University of Tennessee at Martin - Student Publications
The University of Tennessee at Martin has had student-lead publications for most of its history, dating back to its time as the Hall Moody Institute in the early 1900s. The Baptist college's student newspaper, The Crimson & Gold was printed for several years according to Robert L. Carroll's book, The University of Tennessee at Martin: The First One Hundred Years.
Carroll says that a year after the UT Martin re-opened as the UT Junior College in 1927, students wrote articles that appeared in the Weakley County Press under the name The Checkerboard. In the Spring of 1928, the students printed a magazine by the same name which is considered the forerunner for both The Pacer and The Spirit, the former yearbook at UT Martin which has since become an annual magazine.

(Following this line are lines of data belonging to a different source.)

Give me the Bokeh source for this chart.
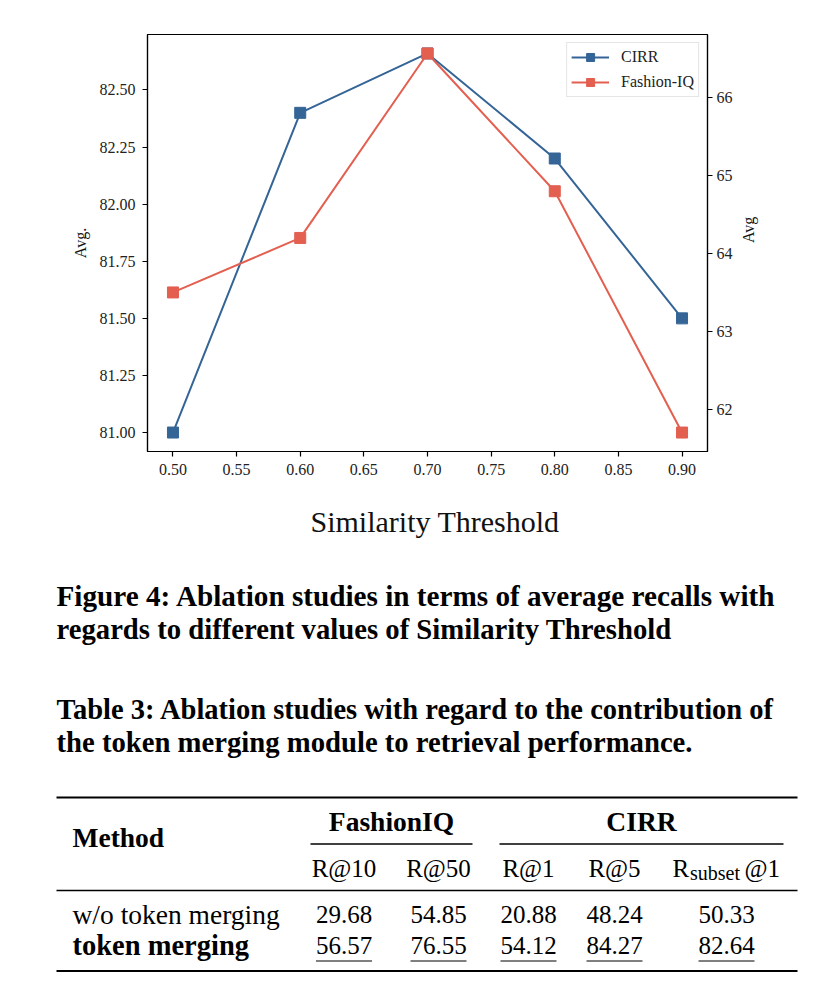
import math
from bokeh.plotting import figure
from bokeh.models import Range1d, LinearAxis, FixedTicker, PrintfTickFormatter, Legend, LegendItem, Title
from bokeh.core.properties import value
from bokeh.embed import file_html
from bokeh.resources import INLINE

# ---------------- data ----------------
thresholds = [0.50, 0.60, 0.70, 0.80, 0.90]
cirr_avg = [81.00, 82.40, 82.66, 82.20, 81.50]
fashioniq_avg = [63.50, 64.20, 66.57, 64.80, 61.70]
x_ticks = [0.50, 0.55, 0.60, 0.65, 0.70, 0.75, 0.80, 0.85, 0.90]
left_ticks = [81.00, 81.25, 81.50, 81.75, 82.00, 82.25, 82.50]
right_ticks = [62, 63, 64, 65, 66]
series_names = ["CIRR", "Fashion-IQ"]
x_label = "Similarity Threshold"

fig_caption = ["Figure 4: Ablation studies in terms of average recalls with",
               "regards to different values of Similarity Threshold"]
tab_caption = ["Table 3: Ablation studies with regard to the contribution of",
               "the token merging module to retrieval performance."]
groups = ["FashionIQ", "CIRR"]
metric_cols = ["R@10", "R@50", "R@1", "R@5", "Rsubset@1"]
methods = ["w/o token merging", "token merging"]
wo_merging = ["29.68", "54.85", "20.88", "48.24", "50.33"]
with_merging = ["56.57", "76.55", "54.12", "84.27", "82.64"]

BLUE = "#346596"
RED = "#e35f50"
SERIF = "Liberation Serif"
W = 830
H1 = 562
H2 = 434


def padded(vals, frac=0.05):
    lo, hi = min(vals), max(vals)
    d = (hi - lo) * frac
    return lo - d, hi + d

# ---------------- chart ----------------
xlo, xhi = padded(thresholds)
ylo, yhi = padded(cirr_avg)
rlo, rhi = padded(fashioniq_avg)

p = figure(width=W, height=H1, title=None, output_backend="svg", toolbar_location=None,
           x_range=Range1d(xlo, xhi), y_range=Range1d(ylo, yhi),
           min_border_left=147, min_border_right=W - 707, min_border_top=34,
           min_border_bottom=H1 - 451)
p.extra_y_ranges = {"right": Range1d(rlo, rhi)}
p.add_layout(LinearAxis(y_range_name="right"), "right")
p.xgrid.visible = False
p.ygrid.visible = False
p.outline_line_color = "black"
p.outline_line_width = 1.2
p.background_fill_color = "white"
p.border_fill_color = "white"

for ax in p.axis:
    ax.major_label_text_font = SERIF
    ax.major_label_text_font_size = "16px"
    ax.major_label_text_color = "#222222"
    ax.axis_label_text_font = SERIF
    ax.axis_label_text_font_style = "normal"
    ax.axis_label_text_color = "#111111"
    ax.minor_tick_line_color = None
    ax.major_tick_in = 0
    ax.major_tick_out = 5
    ax.axis_line_width = 1.2
    ax.major_tick_line_width = 1.2

xa = p.xaxis[0]
xa.ticker = FixedTicker(ticks=x_ticks)
xa.formatter = PrintfTickFormatter(format="%.2f")
xa.major_label_standoff = 7

p.add_layout(Title(text=x_label, align="left", offset=163, standoff=50,
                   text_font=SERIF, text_font_size="30px", text_font_style="normal",
                   text_color="#111111"), "below")

ya = p.yaxis[0]
ya.ticker = FixedTicker(ticks=left_ticks)
ya.formatter = PrintfTickFormatter(format="%.2f")
ya.major_label_standoff = 7
ya.axis_label = "Avg."
ya.axis_label_text_font_size = "16px"
ya.axis_label_standoff = 8

ra = p.yaxis[1]
ra.ticker = FixedTicker(ticks=right_ticks)
ra.formatter = PrintfTickFormatter(format="%d")
ra.major_label_standoff = 4
ra.axis_label = "Avg"
ra.axis_label_text_font_size = "16px"
ra.axis_label_standoff = 13
ra.axis_label_orientation = math.pi / 2

l1 = p.line(thresholds, cirr_avg, line_color=BLUE, line_width=2)
m1 = p.scatter(thresholds, cirr_avg, marker="square", size=11, color=BLUE)
l2 = p.line(thresholds, fashioniq_avg, line_color=RED, line_width=2, y_range_name="right")
m2 = p.scatter(thresholds, fashioniq_avg, marker="square", size=11, color=RED, y_range_name="right")

legend = Legend(items=[LegendItem(label=series_names[0], renderers=[l1, m1]),
                       LegendItem(label=series_names[1], renderers=[l2, m2])],
                location="top_right", margin=8, padding=4, spacing=5,
                glyph_width=38, glyph_height=20, label_height=20, label_standoff=12,
                label_text_font=SERIF, label_text_font_size="16px", label_text_color="#222222",
                border_line_color="#cccccc", border_line_width=1,
                background_fill_color="white", background_fill_alpha=0.85)
p.add_layout(legend)

# ---------------- captions and table ----------------
Y0 = H1
DY = -9.5  # baseline correction for svg text
t = figure(width=W, height=H2, title=None, output_backend="svg", toolbar_location=None,
           x_range=Range1d(0, W), y_range=Range1d(Y0 + H2, Y0),
           x_axis_type=None, y_axis_type=None, min_border=0)
t.outline_line_color = None
t.background_fill_color = "white"
t.border_fill_color = "white"


def txt(xs, ys, texts, size, bold=False, align="left"):
    t.text(x=xs, y=[y + DY for y in ys], text=texts, text_font=value(SERIF), text_font_size=size,
           text_font_style="bold" if bold else "normal", text_align=align,
           text_baseline="alphabetic", text_color="black")

# first caption lines are justified in the source: slightly adjusted sizes
txt([56], [605], fig_caption[:1], "29.2px", bold=True)
txt([56], [637.5], fig_caption[1:], "28.7px", bold=True)
txt([56], [718.5], tab_caption[:1], "28.5px", bold=True)
txt([56], [751], tab_caption[1:], "28.7px", bold=True)

# rules
t.segment(x0=[56, 56], y0=[797, 970.5], x1=[797, 797], y1=[797, 970.5], line_color="black", line_width=2)
t.segment(x0=[56], y0=[890], x1=[797], y1=[890], line_color="black", line_width=1.3)
t.segment(x0=[310, 499], y0=[843.5, 843.5], x1=[472, 783], y1=[843.5, 843.5], line_color="black", line_width=1.3)

col_x = [343.5, 438, 528, 614, 726]
txt([72], [846], ["Method"], "27.5px", bold=True)
txt([391, 641], [830, 830], groups, "27.5px", bold=True, align="center")
txt(col_x[:4], [877.5] * 4, metric_cols[:4], "25px", align="center")
# R_subset@1 with subscript
txt([672], [877.5], [metric_cols[4][0]], "25px")
txt([689.5], [881.5], [metric_cols[4][1:7]], "20px")
txt([744], [877.5], [metric_cols[4][7:]], "25px")

txt([72], [923], [methods[0]], "27.5px")
txt([72], [954.5], [methods[1]], "28.5px", bold=True)
txt(col_x, [923] * 5, wo_merging, "25px", align="center")
txt(col_x, [954.5] * 5, with_merging, "25px", align="center")
t.segment(x0=[c - 28 for c in col_x], y0=[960.5] * 5, x1=[c + 28 for c in col_x], y1=[960.5] * 5,
          line_color="black", line_width=1)

open("out.html", "w").write(file_html([p, t], INLINE))
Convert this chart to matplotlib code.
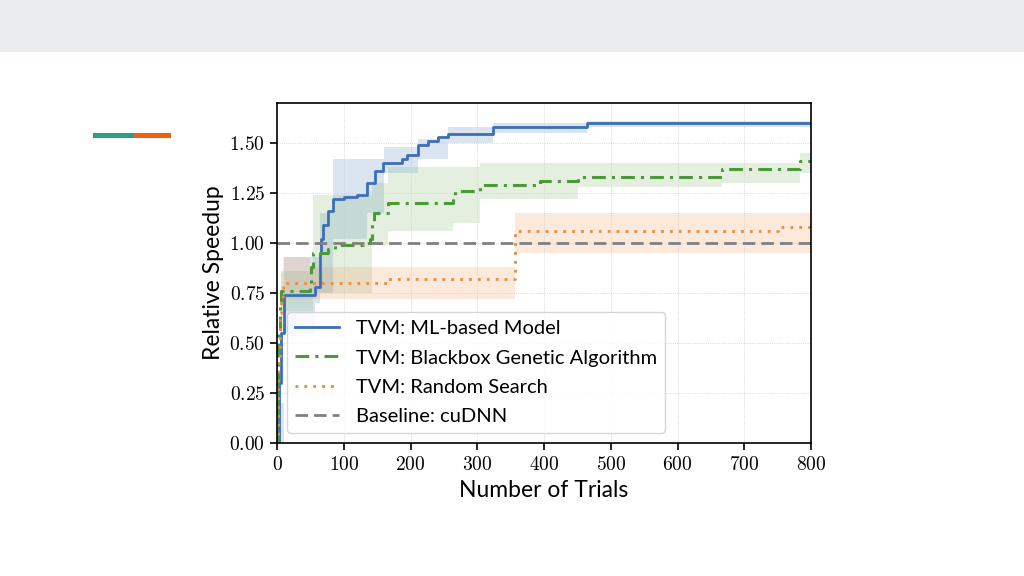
import numpy as np
import matplotlib
matplotlib.use("Agg")
from matplotlib import pyplot as plt
from matplotlib.ticker import FuncFormatter
from matplotlib.patches import Rectangle

plt.rcParams['mathtext.fontset'] = 'cm'
plt.rcParams['font.family'] = ['Lato', 'DejaVu Sans']

# TVM: ML-based Model
ml_x = [0, 3, 6, 10, 57, 64, 66, 69, 77, 84, 100, 120, 135, 147, 159, 187, 195, 211, 226, 241, 256, 324, 464, 800]
ml_y = [0, 0.30, 0.55, 0.74, 0.78, 0.95, 1.02, 1.09, 1.16, 1.22, 1.23, 1.24, 1.30, 1.36, 1.40, 1.42, 1.44, 1.49, 1.51, 1.53, 1.545, 1.58, 1.60, 1.60]
ml_band_x = [0, 10, 57, 64, 84, 135, 160, 211, 256, 324, 464, 800]
ml_lo = [0, 0.55, 0.70, 0.75, 1.02, 1.15, 1.35, 1.42, 1.50, 1.55, 1.58, 1.60]
ml_hi = [0.2, 0.93, 0.93, 1.15, 1.42, 1.42, 1.48, 1.52, 1.58, 1.60, 1.61, 1.61]

# TVM: Blackbox Genetic Algorithm
ga_x = [0, 2, 4, 6, 49, 51, 54, 77, 87, 129, 139, 142, 145, 166, 264, 266, 304, 394, 451, 667, 783, 800]
ga_y = [0, 0.55, 0.70, 0.76, 0.80, 0.88, 0.95, 0.97, 0.99, 1.00, 1.02, 1.10, 1.15, 1.20, 1.23, 1.26, 1.29, 1.31, 1.33, 1.37, 1.41, 1.41]
ga_band_x = [0, 6, 54, 142, 166, 264, 304, 451, 667, 783, 800]
ga_lo = [0, 0.66, 0.75, 0.99, 1.06, 1.10, 1.22, 1.28, 1.30, 1.35, 1.35]
ga_hi = [0.3, 0.86, 1.24, 1.30, 1.38, 1.38, 1.40, 1.40, 1.40, 1.45, 1.45]

# TVM: Random Search
rs_x = [0, 2, 4, 6, 9, 166, 357, 751, 800]
rs_y = [0, 0.40, 0.65, 0.72, 0.80, 0.82, 1.06, 1.08, 1.08]
rs_band_x = [0, 6, 9, 50, 357, 800]
rs_lo = [0, 0.55, 0.72, 0.72, 0.95, 0.95]
rs_hi = [0.2, 0.85, 0.93, 0.88, 1.15, 1.15]

baseline = 1.0

blue = '#3b6fb6'
green = '#4a9a35'
orange = '#ee8a3a'
gray = '#808080'

fig = plt.figure(figsize=(10.24, 5.76), dpi=100)
fig.patch.set_facecolor('white')

# slide decorations
fig.patches.append(Rectangle((0, 1 - 52/576), 1, 52/576, transform=fig.transFigure,
                             facecolor='#e9edee', edgecolor='none', zorder=0))
fig.patches.append(Rectangle((93/1024, 1 - 138/576), 41/1024, 5/576, transform=fig.transFigure,
                             facecolor='#26a08a', edgecolor='none'))
fig.patches.append(Rectangle((134/1024, 1 - 138/576), 37/1024, 5/576, transform=fig.transFigure,
                             facecolor='#f0600f', edgecolor='none'))

ax = fig.add_axes([277/1024, 1 - 443/576, (811 - 277)/1024, (443 - 103)/576])

ax.fill_between(ml_band_x, ml_lo, ml_hi, step='post', color=blue, alpha=0.18, lw=0)
ax.fill_between(ga_band_x, ga_lo, ga_hi, step='post', color=green, alpha=0.15, lw=0)
ax.fill_between(rs_band_x, rs_lo, rs_hi, step='post', color=orange, alpha=0.18, lw=0)

ax.plot(ml_x, ml_y, drawstyle='steps-post', color=blue, lw=2, label='TVM: ML-based Model')
ax.plot(ga_x, ga_y, drawstyle='steps-post', color=green, lw=2.2, ls=(0, (4.5, 2, 1, 2)),
        label='TVM: Blackbox Genetic Algorithm')
ax.plot(rs_x, rs_y, drawstyle='steps-post', color=orange, lw=2, ls=(0, (1, 2.2)), label='TVM: Random Search')
ax.axhline(baseline, color=gray, lw=2, ls=(0, (4.5, 2.2)), label='Baseline: cuDNN')

ax.set_xlim(0, 800)
ax.set_ylim(0, 1.7)
ax.set_xticks(np.arange(0, 801, 100))
ax.set_yticks(np.arange(0, 1.51, 0.25))
ax.xaxis.set_major_formatter(FuncFormatter(lambda v, p: r'$%d$' % v))
ax.yaxis.set_major_formatter(FuncFormatter(lambda v, p: r'$%.2f$' % v))
ax.tick_params(labelsize=14, direction='out', length=5, width=1.2)
ax.grid(True, color='#cccccc', lw=0.6, ls=':')
for s in ax.spines.values():
    s.set_linewidth(1.2)

ax.set_xlabel('Number of Trials', fontsize=16.5, labelpad=5)
ax.set_ylabel('Relative Speedup', fontsize=16.5)

ax.legend(loc='lower left', fontsize=14.5, handlelength=2.2, labelspacing=0.6, framealpha=0.8)

fig.savefig('out.png', dpi=100)
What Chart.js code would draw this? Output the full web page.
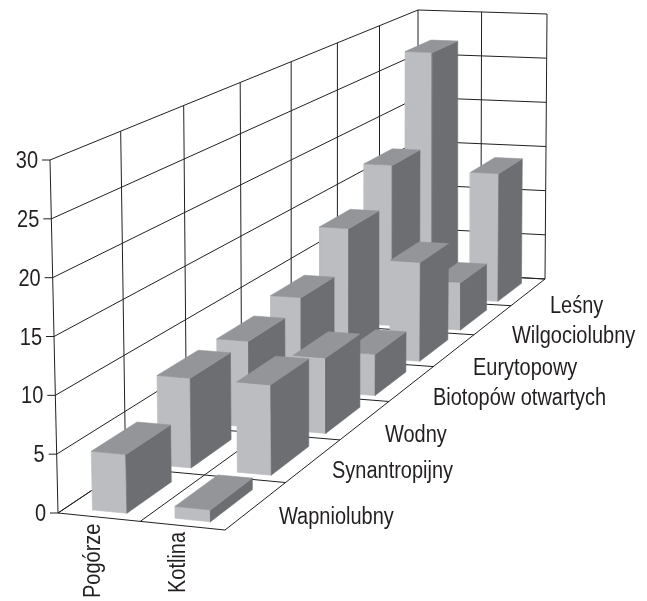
<!DOCTYPE html>
<html>
<head>
<meta charset="utf-8">
<script src="https://cdn.jsdelivr.net/npm/chart.js@4"></script>
<style>
  html, body { margin: 0; padding: 0; background: #fff; }
  canvas { display: block; }
</style>
</head>
<body>
<canvas id="chart" width="647" height="601"></canvas>
<script>
// data, front row first
const categories = ['Wapniolubny', 'Synantropijny', 'Wodny', 'Biotopów otwartych', 'Eurytopowy', 'Wilgociolubny', 'Leśny'];
const seriesNames = ['Pogórze', 'Kotlina'];
const pogorze = [5, 8, 8, 9, 13, 17, 27];
const kotlina = [1, 8, 7, 4, 10, 5, 14];
const valueTicks = [0, 5, 10, 15, 20, 25, 30];

// box corners on screen: floor and top plane (front-left, front-right, back-right, back-left)
const floorQuad = [[58, 513], [225, 530], [545, 279], [418, 272]];
const topQuad = [[50, 160], [221, 172], [547, 14], [418, 10]];
const valueMax = 30;

const colors = { front: '#bcbdc0', side: '#6d6e71', top: '#939598', grid: '#231f20', text: '#231f20' };
const barU = [0.16, 0.37];    // bar width inside half of the floor, per series
const barV = [0.12, 0.80];    // bar depth inside one category slot

function homography(q) {
  const [[x0, y0], [x1, y1], [x2, y2], [x3, y3]] = q;
  const dx1 = x1 - x2, dx2 = x3 - x2, sx = x0 - x1 + x2 - x3;
  const dy1 = y1 - y2, dy2 = y3 - y2, sy = y0 - y1 + y2 - y3;
  const den = dx1 * dy2 - dx2 * dy1;
  const g = (sx * dy2 - dx2 * sy) / den;
  const h = (dx1 * sy - sx * dy1) / den;
  return (u, v) => {
    const w = g * u + h * v + 1;
    return [
      ((x1 - x0 + g * x1) * u + (x3 - x0 + h * x3) * v + x0) / w,
      ((y1 - y0 + g * y1) * u + (y3 - y0 + h * y3) * v + y0) / w
    ];
  };
}
const floorAt = homography(floorQuad);
const topAt = homography(topQuad);

// u: across series, v: across categories, val: chart value
function project(u, v, val) {
  const a = floorAt(u, v), b = topAt(u, v), t = val / valueMax;
  return { x: a[0] + (b[0] - a[0]) * t, y: a[1] + (b[1] - a[1]) * t };
}

const datasets = [];
let layer = 0;

function addLine(points) {
  datasets.push({ data: points, showLine: true, fill: false, pointRadius: 0, borderColor: colors.grid, borderWidth: 1, order: -(layer++) });
}
// thin border in the face colour so grid lines do not bleed through the seams
function addFace(points, color) {
  datasets.push({ data: points.concat(points[0]), showLine: true, fill: 'shape', backgroundColor: color, pointRadius: 0, borderColor: color, borderWidth: 0.6, order: -(layer++) });
}

// walls and floor grid
const nCat = categories.length;
valueTicks.forEach(t => {
  addLine([project(0, 0, t), project(0, 1, t), project(1, 1, t)]);
  const p = project(0, 0, t);
  addLine([{ x: p.x - 8, y: p.y }, p]);
});
for (let c = 0; c <= nCat; c++) {
  addLine([project(0, c / nCat, 0), project(0, c / nCat, valueMax)]);
  addLine([project(0, c / nCat, 0), project(1, c / nCat, 0)]);
}
addLine([project(1, 1, 0), project(1, 1, valueMax)]);
addLine([project(0.5, 1, 0), project(0.5, 1, valueMax)]);
for (let s = 0; s <= seriesNames.length; s++) {
  addLine([project(s / 2, 0, 0), project(s / 2, 1, 0)]);
}

// bars, back row first
const rows = [pogorze, kotlina];
for (let c = nCat - 1; c >= 0; c--) {
  rows.forEach((vals, s) => {
    const u0 = (s + barU[0] * 2) / 2, u1 = (s + barU[1] * 2) / 2;
    const v0 = (c + barV[0]) / nCat, v1 = (c + barV[1]) / nCat;
    const val = vals[c];
    addFace([project(u0, v0, 0), project(u1, v0, 0), project(u1, v0, val), project(u0, v0, val)], colors.front);
    addFace([project(u1, v0, 0), project(u1, v1, 0), project(u1, v1, val), project(u1, v0, val)], colors.side);
    addFace([project(u0, v0, val), project(u1, v0, val), project(u1, v1, val), project(u0, v1, val)], colors.top);
  });
}

// text placement: [x, baseline y]
const categoryLabelPos = [[279, 524], [332, 478], [385, 442], [433, 405], [473, 375], [512, 343], [550, 313]];
const seriesLabelPos = [[100, 598], [185, 593]];
const labelFont = '23.5px "Liberation Sans"';
const squeeze = 0.85;

const labelsPlugin = {
  id: 'labels',
  afterDatasetsDraw(chart) {
    const ctx = chart.ctx;
    const { x: xs, y: ys } = chart.scales;
    ctx.save();
    ctx.fillStyle = colors.text;
    ctx.font = labelFont;
    ctx.textBaseline = 'alphabetic';

    valueTicks.forEach(t => {
      const p = project(0, 0, t);
      ctx.save();
      ctx.translate(xs.getPixelForValue(p.x - 12), ys.getPixelForValue(p.y + 8));
      ctx.scale(squeeze, 1);
      ctx.textAlign = 'right';
      ctx.fillText(String(t), 0, 0);
      ctx.restore();
    });
    categories.forEach((name, i) => {
      ctx.save();
      ctx.translate(categoryLabelPos[i][0], categoryLabelPos[i][1]);
      ctx.scale(squeeze, 1);
      ctx.textAlign = 'left';
      ctx.fillText(name, 0, 0);
      ctx.restore();
    });
    seriesNames.forEach((name, i) => {
      ctx.save();
      ctx.translate(seriesLabelPos[i][0], seriesLabelPos[i][1]);
      ctx.rotate(-Math.PI / 2);
      ctx.scale(squeeze, 1);
      ctx.textAlign = 'left';
      ctx.fillText(name, 0, 0);
      ctx.restore();
    });
    ctx.restore();
  }
};

new Chart(document.getElementById('chart').getContext('2d'), {
  type: 'scatter',
  data: { datasets },
  options: {
    responsive: false,
    animation: false,
    layout: { padding: 0 },
    clip: false,
    elements: { line: { tension: 0 } },
    plugins: { legend: { display: false }, tooltip: { enabled: false } },
    scales: {
      x: { type: 'linear', min: 0, max: 647, display: false },
      y: { type: 'linear', min: 0, max: 601, reverse: true, display: false }
    }
  },
  plugins: [labelsPlugin]
});
</script>
</body>
</html>
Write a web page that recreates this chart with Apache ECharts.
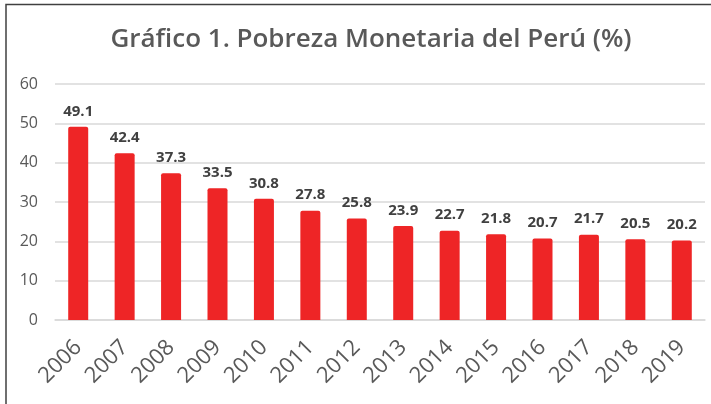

The first issue of The Volette was published December 17, 1928 as Volume 1, Issue 1. It contained no pictures and a handful of advertisements, along with a few "community news" notes that highlighted what students were doing, such as traveling to nearby cities or visiting family. The University of Tennessee system's athletic teams were all known as "Volunteers," which likely played into the decision to go with the name.
In the Spring of 1971, UT Martin broke with the university system and renamed their team the Pacers, and The Pacer followed suit with its first issue coming on October 6, 1971. While that issue was also labeled Volume 1, later staff members saw fit to reset the numbering back to that of the first Volette. As you browse the archives, you will see that the printed volume numbering will not match how it is archived.
Though the university’s nickname changed again in 1995, then-Pacer adviser Dr. Robert Nanney allowed the staff to vote whether to again change the newspaper's name to "The Skyhawk" or some other other variant, just as it had in 1971 to become The Pacer.
"By an overwhelming margin, the staff voted to retain the Pacer moniker for two reasons. First, The Pacer reflects an ever-evolving, pace-setting entity, and we believed the newspaper should continue to represent such on campus," Nanney said.
"Second, the staff believed that retaining the name would make it clear that the newspaper does not necessarily follow the recommendations of consultants."
Today, The Pacer is printed every other week during the Spring and Fall semesters.